-- Start --

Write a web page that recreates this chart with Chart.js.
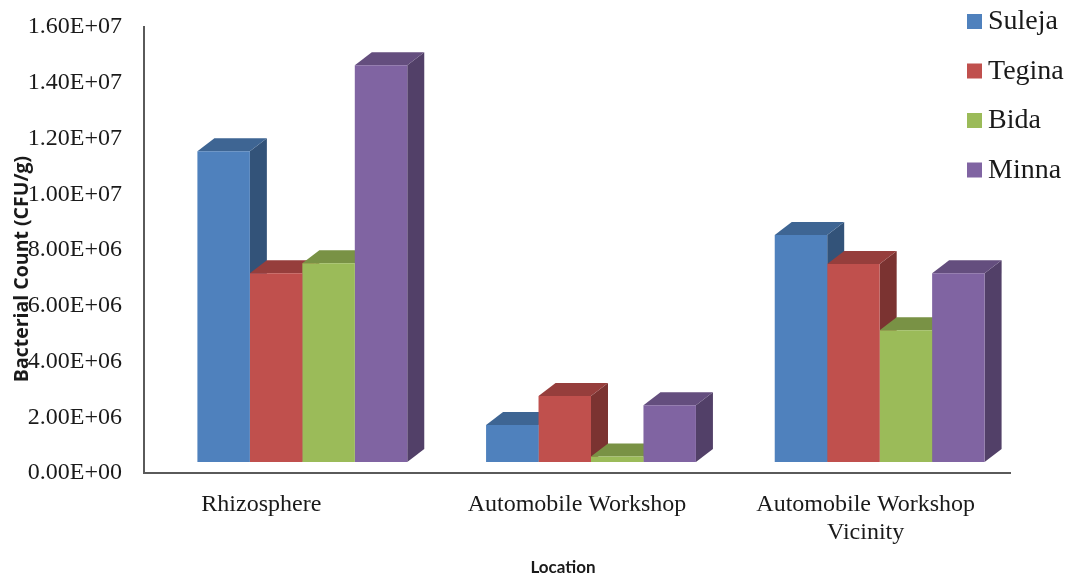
<!DOCTYPE html>
<html>
<head>
<meta charset="utf-8">
<script src="https://cdn.jsdelivr.net/npm/chart.js@4.4.1/dist/chart.umd.min.js"></script>
<style>
  html, body { margin: 0; padding: 0; background: #ffffff; }
  #wrap { width: 1076px; height: 581px; }
</style>
</head>
<body>
<div id="wrap"><canvas id="chart" width="1076" height="581"></canvas></div>
<script>
// Bacterial counts (CFU/g) by sampling location and town
const categories = ['Rhizosphere         ', 'Automobile Workshop', ['Automobile Workshop', 'Vicinity']];
const towns = ['Suleja', 'Tegina', 'Bida', 'Minna'];
const suleja = [1.115e7, 1.33e6, 8.14e6];
const tegina = [6.77e6, 2.37e6, 7.10e6];
const bida   = [7.13e6, 0.20e6, 4.73e6];
const minna  = [1.423e7, 2.04e6, 6.77e6];
const yTicks = [0, 2e6, 4e6, 6e6, 8e6, 1e7, 1.2e7, 1.4e7, 1.6e7];

const seriesValues = [suleja, tegina, bida, minna];
const frontColors = ['#4F81BD', '#C0504D', '#9BBB59', '#8064A2'];

function shade(hex, f) {
  const n = parseInt(hex.slice(1), 16);
  const r = Math.round(((n >> 16) & 255) * f);
  const g = Math.round(((n >> 8) & 255) * f);
  const b = Math.round((n & 255) * f);
  return 'rgb(' + r + ',' + g + ',' + b + ')';
}

function sci(v) {
  if (v === 0) return '0.00E+00';
  const e = Math.floor(Math.log10(v) + 1e-9);
  const m = v / Math.pow(10, e);
  return m.toFixed(2) + 'E+' + String(e).padStart(2, '0');
}

// oblique projection: gap between the axis plane and the bar fronts, and bar depth
const GAP = { dx: 14, dy: 11 };
const DEPTH = { dx: 17, dy: 13 };

const columns3d = {
  id: 'columns3d',
  beforeDatasetsDraw(chart) {
    const ctx = chart.ctx;
    ctx.save();
    ctx.translate(GAP.dx, -GAP.dy);
    chart.data.datasets.forEach((ds, di) => {
      const meta = chart.getDatasetMeta(di);
      if (meta.hidden) return;
      meta.data.forEach((bar) => {
        const { x, y, base, width } = bar.getProps(['x', 'y', 'base', 'width'], true);
        const l = x - width / 2, r = x + width / 2;
        const top = Math.min(y, base), bot = Math.max(y, base);
        // right side face
        ctx.fillStyle = shade(frontColors[di], 0.64);
        ctx.beginPath();
        ctx.moveTo(r, top);
        ctx.lineTo(r + DEPTH.dx, top - DEPTH.dy);
        ctx.lineTo(r + DEPTH.dx, bot - DEPTH.dy);
        ctx.lineTo(r, bot);
        ctx.closePath();
        ctx.fill();
        // top face
        ctx.fillStyle = shade(frontColors[di], 0.78);
        ctx.beginPath();
        ctx.moveTo(l, top);
        ctx.lineTo(l + DEPTH.dx, top - DEPTH.dy);
        ctx.lineTo(r + DEPTH.dx, top - DEPTH.dy);
        ctx.lineTo(r, top);
        ctx.closePath();
        ctx.fill();
      });
    });
    // stays translated so the library draws the front faces in the same plane
  },
  afterDatasetsDraw(chart) {
    chart.ctx.restore();
  }
};

const sideLegendAndTitles = {
  id: 'sideLegendAndTitles',
  afterDraw(chart) {
    const ctx = chart.ctx;
    ctx.save();
    // legend
    ctx.font = '28px "Liberation Serif", "Times New Roman", serif';
    ctx.textBaseline = 'middle';
    ctx.textAlign = 'left';
    towns.forEach((name, i) => {
      const cy = 21 + i * 49.5;
      ctx.fillStyle = frontColors[i];
      ctx.fillRect(967, cy - 7, 15, 15);
      ctx.fillStyle = '#1a1a1a';
      ctx.fillText(name, 988, cy + 1);
    });
    // axis titles
    ctx.fillStyle = '#1a1a1a';
    ctx.font = 'bold 17px Lato, "Open Sans", sans-serif';
    ctx.textAlign = 'center';
    ctx.fillText('Location', 563, 568);
    ctx.translate(22, 269);
    ctx.rotate(-Math.PI / 2);
    ctx.font = 'bold 19.5px "Open Sans", Lato, sans-serif';
    ctx.fillText('Bacterial Count (CFU/g)', 0, 0);
    ctx.restore();
  }
};

new Chart(document.getElementById('chart'), {
  type: 'bar',
  data: {
    labels: categories,
    datasets: towns.map((name, i) => ({
      label: name,
      data: seriesValues[i],
      backgroundColor: frontColors[i],
      borderWidth: 0,
      barPercentage: 1.0,
      categoryPercentage: 0.727
    }))
  },
  options: {
    responsive: false,
    animation: false,
    devicePixelRatio: 1,
    layout: { padding: { left: 0, right: 66, top: 27, bottom: 0 } },
    plugins: {
      legend: { display: false },
      tooltip: { enabled: false }
    },
    scales: {
      x: {
        grid: { display: false, drawTicks: false },
        border: { display: true, color: '#5a5a5a', width: 2 },
        ticks: {
          color: '#1a1a1a',
          padding: 17,
          maxRotation: 0,
          autoSkip: false,
          font: { family: '"Liberation Serif", "Times New Roman", serif', size: 24 }
        },
        afterFit(scale) { scale.height = 108; }
      },
      y: {
        min: 0,
        max: 1.6e7,
        grid: { display: false, drawTicks: false },
        border: { display: true, color: '#5a5a5a', width: 2 },
        afterBuildTicks(scale) { scale.ticks = yTicks.map(v => ({ value: v })); },
        ticks: {
          color: '#1a1a1a',
          padding: 22,
          callback: (v) => sci(v),
          font: { family: '"Liberation Serif", "Times New Roman", serif', size: 24 }
        },
        afterFit(scale) {
          scale.width = 144;
          scale.paddingTop = 0;
          scale.paddingBottom = 0;
        }
      }
    }
  },
  plugins: [columns3d, sideLegendAndTitles]
});
</script>
</body>
</html>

-- End --

What this task involves =>
Restate each line from the start of the listing through the line bearing "1.2e7, 1.4e7, 1.6e7];" word for word. Drop the pictures.

Exercise solution =>
Write a web page that recreates this chart with Chart.js.
<!DOCTYPE html>
<html>
<head>
<meta charset="utf-8">
<script src="https://cdn.jsdelivr.net/npm/chart.js@4.4.1/dist/chart.umd.min.js"></script>
<style>
  html, body { margin: 0; padding: 0; background: #ffffff; }
  #wrap { width: 1076px; height: 581px; }
</style>
</head>
<body>
<div id="wrap"><canvas id="chart" width="1076" height="581"></canvas></div>
<script>
// Bacterial counts (CFU/g) by sampling location and town
const categories = ['Rhizosphere         ', 'Automobile Workshop', ['Automobile Workshop', 'Vicinity']];
const towns = ['Suleja', 'Tegina', 'Bida', 'Minna'];
const suleja = [1.115e7, 1.33e6, 8.14e6];
const tegina = [6.77e6, 2.37e6, 7.10e6];
const bida   = [7.13e6, 0.20e6, 4.73e6];
const minna  = [1.423e7, 2.04e6, 6.77e6];
const yTicks = [0, 2e6, 4e6, 6e6, 8e6, 1e7, 1.2e7, 1.4e7, 1.6e7];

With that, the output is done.